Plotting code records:
>> START

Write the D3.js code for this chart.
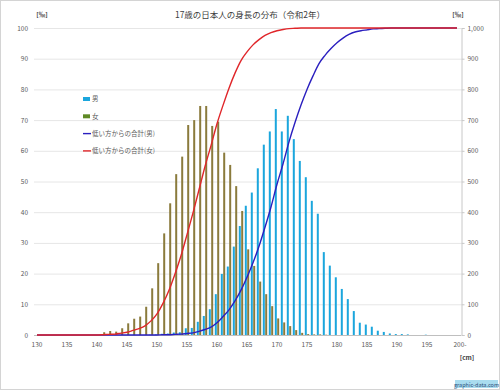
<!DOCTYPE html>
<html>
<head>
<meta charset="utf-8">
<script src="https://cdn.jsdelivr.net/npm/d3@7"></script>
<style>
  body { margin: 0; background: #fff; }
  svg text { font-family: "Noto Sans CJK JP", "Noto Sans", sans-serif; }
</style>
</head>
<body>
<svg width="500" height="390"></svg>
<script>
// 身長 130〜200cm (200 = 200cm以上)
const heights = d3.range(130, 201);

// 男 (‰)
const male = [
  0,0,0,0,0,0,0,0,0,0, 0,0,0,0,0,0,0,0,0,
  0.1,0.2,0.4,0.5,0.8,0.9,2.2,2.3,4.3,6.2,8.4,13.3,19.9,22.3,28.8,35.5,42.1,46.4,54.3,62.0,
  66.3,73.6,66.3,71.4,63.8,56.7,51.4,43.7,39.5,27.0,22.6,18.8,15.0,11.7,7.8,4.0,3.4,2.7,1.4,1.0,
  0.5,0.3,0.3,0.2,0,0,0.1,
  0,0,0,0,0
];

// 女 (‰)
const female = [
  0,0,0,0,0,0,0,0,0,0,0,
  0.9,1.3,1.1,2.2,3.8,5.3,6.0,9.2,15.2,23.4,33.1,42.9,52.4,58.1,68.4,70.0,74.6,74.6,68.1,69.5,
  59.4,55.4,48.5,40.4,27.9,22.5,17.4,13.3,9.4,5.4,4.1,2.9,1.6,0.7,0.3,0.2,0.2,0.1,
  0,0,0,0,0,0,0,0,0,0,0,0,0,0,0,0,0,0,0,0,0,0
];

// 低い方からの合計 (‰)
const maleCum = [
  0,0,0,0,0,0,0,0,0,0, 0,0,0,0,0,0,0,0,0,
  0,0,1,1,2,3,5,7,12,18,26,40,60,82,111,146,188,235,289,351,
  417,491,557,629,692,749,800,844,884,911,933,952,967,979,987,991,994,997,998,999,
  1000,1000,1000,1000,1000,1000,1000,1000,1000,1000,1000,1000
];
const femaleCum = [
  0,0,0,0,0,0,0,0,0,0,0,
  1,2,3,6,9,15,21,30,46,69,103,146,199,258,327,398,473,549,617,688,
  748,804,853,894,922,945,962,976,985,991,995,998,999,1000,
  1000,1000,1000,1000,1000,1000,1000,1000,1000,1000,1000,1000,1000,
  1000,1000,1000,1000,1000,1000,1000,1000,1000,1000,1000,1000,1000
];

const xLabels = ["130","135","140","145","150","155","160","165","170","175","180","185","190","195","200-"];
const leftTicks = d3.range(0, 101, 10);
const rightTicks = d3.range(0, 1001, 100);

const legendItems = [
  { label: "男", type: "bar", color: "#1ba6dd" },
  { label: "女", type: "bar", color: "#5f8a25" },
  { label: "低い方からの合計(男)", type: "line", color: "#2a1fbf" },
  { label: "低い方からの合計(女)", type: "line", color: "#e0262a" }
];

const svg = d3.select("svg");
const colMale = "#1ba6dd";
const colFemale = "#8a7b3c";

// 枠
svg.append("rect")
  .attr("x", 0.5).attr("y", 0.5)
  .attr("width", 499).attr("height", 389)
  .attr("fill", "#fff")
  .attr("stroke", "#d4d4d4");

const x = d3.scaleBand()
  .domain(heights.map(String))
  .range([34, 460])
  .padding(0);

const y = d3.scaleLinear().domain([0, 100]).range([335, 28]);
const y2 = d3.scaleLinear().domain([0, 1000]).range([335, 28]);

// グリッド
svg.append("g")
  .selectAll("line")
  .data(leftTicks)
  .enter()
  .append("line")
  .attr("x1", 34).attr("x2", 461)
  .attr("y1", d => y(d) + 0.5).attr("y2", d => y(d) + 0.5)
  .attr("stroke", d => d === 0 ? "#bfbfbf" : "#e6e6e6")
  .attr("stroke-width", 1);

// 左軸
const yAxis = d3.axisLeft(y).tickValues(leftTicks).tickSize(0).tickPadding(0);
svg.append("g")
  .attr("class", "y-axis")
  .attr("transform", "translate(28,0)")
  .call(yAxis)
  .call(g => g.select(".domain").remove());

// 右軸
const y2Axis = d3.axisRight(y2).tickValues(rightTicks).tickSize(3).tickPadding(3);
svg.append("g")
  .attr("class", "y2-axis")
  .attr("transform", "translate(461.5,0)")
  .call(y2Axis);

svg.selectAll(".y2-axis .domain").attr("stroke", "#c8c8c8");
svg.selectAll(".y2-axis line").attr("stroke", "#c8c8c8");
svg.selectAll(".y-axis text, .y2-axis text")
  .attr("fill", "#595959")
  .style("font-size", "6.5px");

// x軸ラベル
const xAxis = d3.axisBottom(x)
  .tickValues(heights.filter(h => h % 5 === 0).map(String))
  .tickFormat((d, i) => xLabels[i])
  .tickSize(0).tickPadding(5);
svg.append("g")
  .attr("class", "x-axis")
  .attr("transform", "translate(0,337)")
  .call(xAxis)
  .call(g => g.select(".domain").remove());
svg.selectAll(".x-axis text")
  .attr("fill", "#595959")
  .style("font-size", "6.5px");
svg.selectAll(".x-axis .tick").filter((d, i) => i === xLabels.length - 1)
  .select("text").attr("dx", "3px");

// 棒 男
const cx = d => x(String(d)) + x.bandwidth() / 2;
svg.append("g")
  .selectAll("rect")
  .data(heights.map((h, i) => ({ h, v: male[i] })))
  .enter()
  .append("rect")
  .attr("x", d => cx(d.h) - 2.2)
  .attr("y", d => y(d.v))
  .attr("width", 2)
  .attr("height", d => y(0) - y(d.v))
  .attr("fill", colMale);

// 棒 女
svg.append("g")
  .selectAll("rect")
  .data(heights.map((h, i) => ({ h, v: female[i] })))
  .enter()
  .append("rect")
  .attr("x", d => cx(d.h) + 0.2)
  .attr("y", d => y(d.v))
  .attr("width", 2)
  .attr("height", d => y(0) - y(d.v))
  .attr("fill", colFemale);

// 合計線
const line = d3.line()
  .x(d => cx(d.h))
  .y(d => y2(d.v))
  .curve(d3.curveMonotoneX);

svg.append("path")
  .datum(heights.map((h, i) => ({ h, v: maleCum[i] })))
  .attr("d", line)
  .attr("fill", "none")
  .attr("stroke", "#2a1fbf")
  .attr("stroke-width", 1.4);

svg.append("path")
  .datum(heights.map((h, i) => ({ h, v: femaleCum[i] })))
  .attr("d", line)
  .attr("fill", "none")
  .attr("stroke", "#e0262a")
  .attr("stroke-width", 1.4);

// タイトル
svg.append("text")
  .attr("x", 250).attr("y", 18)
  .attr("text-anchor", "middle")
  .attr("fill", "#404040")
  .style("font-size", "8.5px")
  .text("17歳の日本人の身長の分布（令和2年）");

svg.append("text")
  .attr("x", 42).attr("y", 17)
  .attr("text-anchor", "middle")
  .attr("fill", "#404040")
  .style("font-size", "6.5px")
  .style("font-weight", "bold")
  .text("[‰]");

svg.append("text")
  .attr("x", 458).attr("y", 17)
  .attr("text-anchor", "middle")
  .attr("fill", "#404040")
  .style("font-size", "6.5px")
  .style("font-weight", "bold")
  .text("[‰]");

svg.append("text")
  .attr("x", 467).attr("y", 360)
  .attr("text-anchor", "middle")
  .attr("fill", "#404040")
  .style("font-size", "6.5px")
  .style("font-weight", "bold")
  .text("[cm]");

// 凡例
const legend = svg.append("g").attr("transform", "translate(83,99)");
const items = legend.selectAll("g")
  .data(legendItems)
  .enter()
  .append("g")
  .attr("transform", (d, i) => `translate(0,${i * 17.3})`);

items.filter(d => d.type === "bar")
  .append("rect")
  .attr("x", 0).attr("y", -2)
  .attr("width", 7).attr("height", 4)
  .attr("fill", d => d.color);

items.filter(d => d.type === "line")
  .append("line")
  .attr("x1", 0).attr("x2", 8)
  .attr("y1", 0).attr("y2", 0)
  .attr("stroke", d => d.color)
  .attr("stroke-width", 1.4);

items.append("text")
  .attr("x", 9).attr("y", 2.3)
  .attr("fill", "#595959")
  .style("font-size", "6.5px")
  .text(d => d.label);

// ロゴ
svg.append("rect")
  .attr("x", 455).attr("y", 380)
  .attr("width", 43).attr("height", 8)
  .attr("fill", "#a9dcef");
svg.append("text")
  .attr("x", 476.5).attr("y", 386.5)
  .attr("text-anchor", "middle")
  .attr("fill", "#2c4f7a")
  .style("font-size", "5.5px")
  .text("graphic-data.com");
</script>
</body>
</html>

>> END
>> START

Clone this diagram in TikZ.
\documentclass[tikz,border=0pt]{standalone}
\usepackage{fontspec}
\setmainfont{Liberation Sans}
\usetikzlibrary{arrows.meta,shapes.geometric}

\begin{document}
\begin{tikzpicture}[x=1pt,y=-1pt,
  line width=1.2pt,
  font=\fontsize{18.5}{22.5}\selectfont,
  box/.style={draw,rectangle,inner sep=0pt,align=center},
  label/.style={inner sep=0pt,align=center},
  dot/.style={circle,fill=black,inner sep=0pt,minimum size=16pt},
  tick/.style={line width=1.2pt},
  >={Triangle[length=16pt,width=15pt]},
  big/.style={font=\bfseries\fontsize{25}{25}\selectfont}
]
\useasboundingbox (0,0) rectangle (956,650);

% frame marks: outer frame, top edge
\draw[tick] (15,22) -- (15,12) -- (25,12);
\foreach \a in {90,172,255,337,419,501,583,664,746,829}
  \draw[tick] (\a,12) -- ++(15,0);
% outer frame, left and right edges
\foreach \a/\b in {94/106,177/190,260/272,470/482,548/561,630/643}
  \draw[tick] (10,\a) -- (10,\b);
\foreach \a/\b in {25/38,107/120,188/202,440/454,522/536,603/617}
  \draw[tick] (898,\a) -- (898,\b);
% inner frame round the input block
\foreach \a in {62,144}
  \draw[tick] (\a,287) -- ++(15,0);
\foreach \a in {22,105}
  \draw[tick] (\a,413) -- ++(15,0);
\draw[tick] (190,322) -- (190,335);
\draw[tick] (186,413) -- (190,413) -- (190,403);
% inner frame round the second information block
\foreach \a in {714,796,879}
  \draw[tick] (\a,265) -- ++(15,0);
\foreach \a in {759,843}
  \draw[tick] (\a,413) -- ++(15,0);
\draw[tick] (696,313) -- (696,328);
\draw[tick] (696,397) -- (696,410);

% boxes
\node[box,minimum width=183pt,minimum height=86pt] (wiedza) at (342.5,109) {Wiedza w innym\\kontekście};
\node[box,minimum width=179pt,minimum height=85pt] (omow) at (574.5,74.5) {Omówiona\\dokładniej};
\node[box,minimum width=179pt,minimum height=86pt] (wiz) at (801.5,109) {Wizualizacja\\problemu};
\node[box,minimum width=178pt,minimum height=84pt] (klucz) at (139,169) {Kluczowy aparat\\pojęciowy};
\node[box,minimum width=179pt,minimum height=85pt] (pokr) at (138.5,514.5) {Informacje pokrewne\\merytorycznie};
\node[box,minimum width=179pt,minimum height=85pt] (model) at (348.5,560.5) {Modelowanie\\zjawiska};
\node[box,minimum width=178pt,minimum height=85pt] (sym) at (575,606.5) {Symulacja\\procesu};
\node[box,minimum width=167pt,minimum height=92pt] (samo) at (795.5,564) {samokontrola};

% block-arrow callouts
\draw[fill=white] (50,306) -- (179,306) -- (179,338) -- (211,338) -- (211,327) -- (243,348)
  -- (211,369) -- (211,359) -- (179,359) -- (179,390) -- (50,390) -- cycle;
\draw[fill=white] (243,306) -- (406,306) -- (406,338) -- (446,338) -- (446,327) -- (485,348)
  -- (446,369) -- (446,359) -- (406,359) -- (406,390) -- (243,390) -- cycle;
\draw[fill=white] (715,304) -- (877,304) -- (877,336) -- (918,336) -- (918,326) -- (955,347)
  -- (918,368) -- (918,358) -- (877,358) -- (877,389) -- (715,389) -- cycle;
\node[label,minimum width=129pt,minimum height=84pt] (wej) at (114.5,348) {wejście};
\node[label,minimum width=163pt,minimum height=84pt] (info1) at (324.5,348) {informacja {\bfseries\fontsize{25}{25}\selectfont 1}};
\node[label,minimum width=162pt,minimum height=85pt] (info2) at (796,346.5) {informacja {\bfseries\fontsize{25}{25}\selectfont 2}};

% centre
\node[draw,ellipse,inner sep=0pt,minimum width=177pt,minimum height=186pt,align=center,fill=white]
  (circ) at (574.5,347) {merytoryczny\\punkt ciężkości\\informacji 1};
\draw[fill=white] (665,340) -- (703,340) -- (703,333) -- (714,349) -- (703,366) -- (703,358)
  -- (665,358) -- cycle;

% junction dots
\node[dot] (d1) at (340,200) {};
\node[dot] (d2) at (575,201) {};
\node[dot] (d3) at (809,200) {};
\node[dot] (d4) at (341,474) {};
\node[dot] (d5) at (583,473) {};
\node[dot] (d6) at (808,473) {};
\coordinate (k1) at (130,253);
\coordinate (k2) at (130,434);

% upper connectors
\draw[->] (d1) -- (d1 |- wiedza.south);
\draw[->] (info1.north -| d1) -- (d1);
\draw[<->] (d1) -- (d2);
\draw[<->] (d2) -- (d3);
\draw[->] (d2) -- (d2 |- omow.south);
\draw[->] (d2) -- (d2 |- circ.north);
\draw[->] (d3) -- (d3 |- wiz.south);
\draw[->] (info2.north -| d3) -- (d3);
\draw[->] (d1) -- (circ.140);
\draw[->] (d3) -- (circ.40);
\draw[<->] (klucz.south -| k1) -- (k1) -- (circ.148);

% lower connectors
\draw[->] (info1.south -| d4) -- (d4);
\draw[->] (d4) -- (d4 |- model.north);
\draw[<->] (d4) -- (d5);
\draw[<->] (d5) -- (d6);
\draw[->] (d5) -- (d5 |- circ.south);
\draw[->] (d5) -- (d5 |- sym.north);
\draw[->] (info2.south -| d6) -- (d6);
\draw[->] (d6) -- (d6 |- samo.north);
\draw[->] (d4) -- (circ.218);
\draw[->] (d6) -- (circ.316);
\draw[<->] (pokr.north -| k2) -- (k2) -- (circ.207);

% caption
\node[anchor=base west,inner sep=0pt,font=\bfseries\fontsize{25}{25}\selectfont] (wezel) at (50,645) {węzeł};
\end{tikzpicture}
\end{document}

>> END

**GIVEN PROBLEM:**
Only the lines between the line with "Write the D3.js code for this chart." and the line with "const heights = d3.range(130, 201);", inclusive, should be reproduced, exactly as written and without pictures.

**SOLUTION TO THIS TASK:**
Write the D3.js code for this chart.
<!DOCTYPE html>
<html>
<head>
<meta charset="utf-8">
<script src="https://cdn.jsdelivr.net/npm/d3@7"></script>
<style>
  body { margin: 0; background: #fff; }
  svg text { font-family: "Noto Sans CJK JP", "Noto Sans", sans-serif; }
</style>
</head>
<body>
<svg width="500" height="390"></svg>
<script>
// 身長 130〜200cm (200 = 200cm以上)
const heights = d3.range(130, 201);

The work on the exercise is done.